--- Start of MATERIALS PROVIDED ---

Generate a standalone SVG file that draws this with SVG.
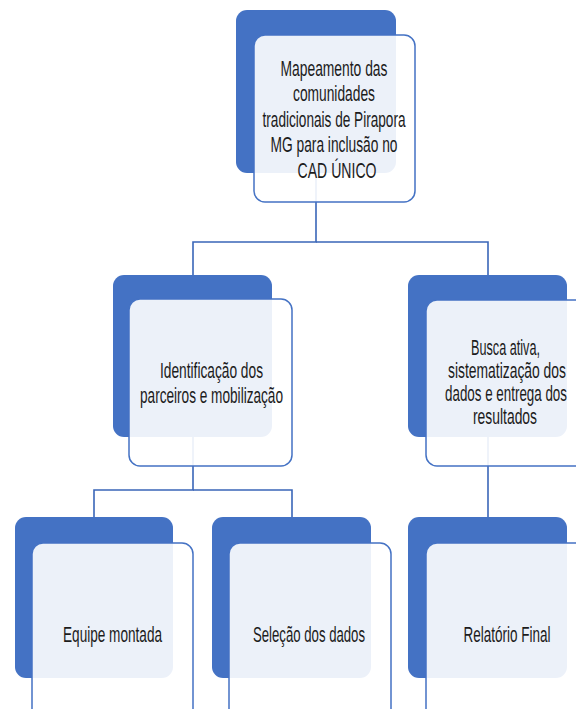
<svg xmlns="http://www.w3.org/2000/svg" width="576" height="709" viewBox="0 0 576 709">
<style>
.back{fill:#4472C4;}
.front{fill:#FFFFFF;fill-opacity:0.9;stroke:#4472C4;stroke-width:1.5;}
.conn{fill:none;stroke:#3A66B8;stroke-width:1.6;}
.t{font-family:"Liberation Sans",Arial,sans-serif;font-size:22px;fill:#1C1C1C;text-anchor:middle;}
</style>
<rect width="576" height="709" fill="#FFFFFF"/>
<g id="connectors">
<path class="conn" d="M316,173 V242 H193 V275"/>
<path class="conn" d="M316,242 H488 V275"/>
<path class="conn" d="M193,437 V490 H94 V517"/>
<path class="conn" d="M193,490 H292 V517"/>
<path class="conn" d="M488,437 V517"/>
</g>
<g id="n1">
<rect class="back" x="236" y="10" width="160" height="163" rx="11"/>
<rect class="front" x="254" y="35" width="161" height="167" rx="11"/>
<text class="t" x="334" y="76" textLength="107" lengthAdjust="spacingAndGlyphs">Mapeamento das</text>
<text class="t" x="334" y="101" textLength="82" lengthAdjust="spacingAndGlyphs">comunidades</text>
<text class="t" x="334" y="127" textLength="143" lengthAdjust="spacingAndGlyphs">tradicionais de Pirapora</text>
<text class="t" x="334" y="152" textLength="127" lengthAdjust="spacingAndGlyphs">MG para inclusão no</text>
<text class="t" x="337" y="178" textLength="79" lengthAdjust="spacingAndGlyphs">CAD ÚNICO</text>
</g>
<g id="n2">
<rect class="back" x="113" y="275" width="159" height="162" rx="11"/>
<rect class="front" x="129" y="299" width="163" height="167" rx="11"/>
<text class="t" x="211.5" y="378" textLength="103" lengthAdjust="spacingAndGlyphs">Identificação dos</text>
<text class="t" x="211.5" y="403" textLength="143" lengthAdjust="spacingAndGlyphs">parceiros e mobilização</text>
</g>
<g id="n3">
<rect class="back" x="408" y="275" width="159" height="162" rx="11"/>
<rect class="front" x="426" y="300" width="163" height="166" rx="11"/>
<text class="t" x="505.5" y="355" textLength="69" lengthAdjust="spacingAndGlyphs">Busca ativa,</text>
<text class="t" x="507" y="378" textLength="118" lengthAdjust="spacingAndGlyphs">sistematização dos</text>
<text class="t" x="506" y="401" textLength="122" lengthAdjust="spacingAndGlyphs">dados e entrega dos</text>
<text class="t" x="505" y="424" textLength="64" lengthAdjust="spacingAndGlyphs">resultados</text>
</g>
<g id="n4">
<rect class="back" x="15" y="517" width="158" height="161" rx="11"/>
<rect class="front" x="32" y="543" width="161" height="180" rx="11"/>
<text class="t" x="112.5" y="642" textLength="99" lengthAdjust="spacingAndGlyphs">Equipe montada</text>
</g>
<g id="n5">
<rect class="back" x="212" y="517" width="159" height="161" rx="11"/>
<rect class="front" x="229" y="543" width="162" height="180" rx="11"/>
<text class="t" x="309" y="642" textLength="112" lengthAdjust="spacingAndGlyphs">Seleção dos dados</text>
</g>
<g id="n6">
<rect class="back" x="408" y="517" width="159" height="161" rx="11"/>
<rect class="front" x="426" y="543" width="163" height="180" rx="11"/>
<text class="t" x="507" y="642" textLength="87" lengthAdjust="spacingAndGlyphs">Relatório Final</text>
</g>
</svg>
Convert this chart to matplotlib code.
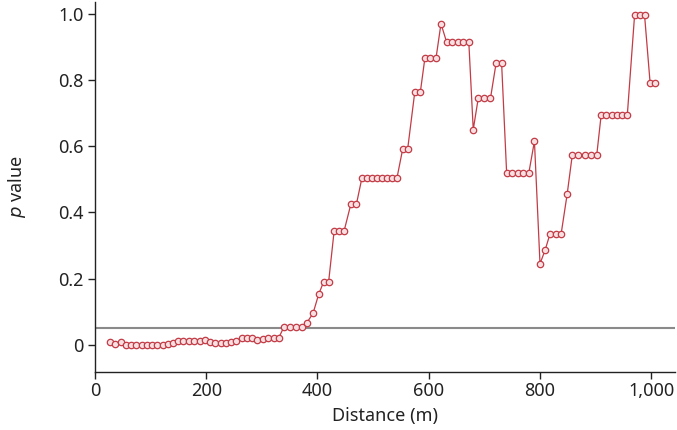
import matplotlib
matplotlib.use('Agg')
import matplotlib.pyplot as plt
from matplotlib.ticker import FuncFormatter

plt.rcParams['font.family'] = ['Noto Sans', 'DejaVu Sans']

# Distance (m) and p value for each sampled point
distance = [27, 36, 46, 55, 65, 74, 84, 93, 103, 112, 122, 131, 140, 150, 159,
            169, 178, 188, 197, 207, 216, 226, 235, 245, 254, 264, 273, 283, 292,
            302, 311, 321, 330, 340, 350, 361, 372, 381, 392, 402, 411, 420, 430,
            439, 448, 460, 470, 480, 489, 498, 507, 516, 525, 534, 543, 553, 562,
            575, 585, 593, 603, 613, 622, 632, 642, 652, 662, 672, 680, 689, 700,
            711, 721, 731, 740, 750, 760, 770, 780, 790, 800, 809, 818, 828, 838,
            849, 858, 869, 880, 891, 902, 910, 919, 929, 938, 948, 957, 970, 979,
            988, 998, 1007]
p_value = [0.009, 0.003, 0.009, 0.0, 0.0, 0.0, 0.0, 0.0, 0.0, 0.0, 0.0, 0.002,
           0.005, 0.01, 0.012, 0.012, 0.012, 0.012, 0.016, 0.008, 0.006, 0.006,
           0.006, 0.007, 0.012, 0.02, 0.02, 0.02, 0.013, 0.018, 0.02, 0.02, 0.02,
           0.055, 0.055, 0.055, 0.055, 0.067, 0.095, 0.152, 0.19, 0.19, 0.345,
           0.345, 0.345, 0.425, 0.425, 0.505, 0.505, 0.505, 0.505, 0.505, 0.505,
           0.505, 0.505, 0.59, 0.59, 0.765, 0.765, 0.865, 0.865, 0.865, 0.97,
           0.915, 0.915, 0.915, 0.915, 0.915, 0.65, 0.745, 0.745, 0.745, 0.85,
           0.85, 0.52, 0.52, 0.52, 0.52, 0.52, 0.615, 0.245, 0.285, 0.335, 0.335,
           0.335, 0.457, 0.573, 0.573, 0.573, 0.573, 0.573, 0.695, 0.695, 0.695,
           0.695, 0.695, 0.695, 0.995, 0.995, 0.995, 0.79, 0.79]

threshold = 0.05
x_ticks = [0, 200, 400, 600, 800, 1000]
y_ticks = [0, 0.2, 0.4, 0.6, 0.8, 1.0]
y_tick_labels = ['0', '0.2', '0.4', '0.6', '0.8', '1.0']

fig = plt.figure(figsize=(6.77, 4.30), dpi=100)
ax = fig.add_axes([0.1403, 0.135, 0.857, 0.86])

ax.axhline(threshold, color='#8a8a8a', linewidth=1.5, zorder=1)
ax.plot(distance, p_value, color='#c23b45', linewidth=0.9,
        marker='o', markersize=4.6, markerfacecolor='#f7e0e2',
        markeredgecolor='#c23b45', markeredgewidth=0.9, zorder=2)

ax.set_xlim(0, 1043)
ax.set_ylim(-0.082, 1.035)
ax.set_xticks(x_ticks)
ax.xaxis.set_major_formatter(FuncFormatter(lambda v, _: f'{int(v):,}'))
ax.set_yticks(y_ticks)
ax.set_yticklabels(y_tick_labels)

for s in ['top', 'right']:
    ax.spines[s].set_visible(False)
for s in ['left', 'bottom']:
    ax.spines[s].set_color('#222222')
    ax.spines[s].set_linewidth(1.0)

ax.tick_params(axis='both', labelsize=13, colors='#222222', length=5, width=1.0)
ax.tick_params(axis='x', pad=2)
ax.tick_params(axis='y', pad=3)
ax.set_xlabel('Distance (m)', fontsize=13, color='#222222', labelpad=5)
ax.set_ylabel('$\\mathit{p}$ value', fontsize=13, color='#222222', labelpad=22)

fig.savefig('out.png', dpi=100)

--- End of MATERIALS PROVIDED ---

= REQUIRED TASK =
Begin with the line that contains "Convert this chart to matplotlib code." and end with the line that contains "plt.rcParams['font.family'] = ['Noto"; write out both and all lines between exactly, but no pictures.

= SOLUTION TO THIS TASK =
Convert this chart to matplotlib code.
import matplotlib
matplotlib.use('Agg')
import matplotlib.pyplot as plt
from matplotlib.ticker import FuncFormatter

plt.rcParams['font.family'] = ['Noto Sans', 'DejaVu Sans']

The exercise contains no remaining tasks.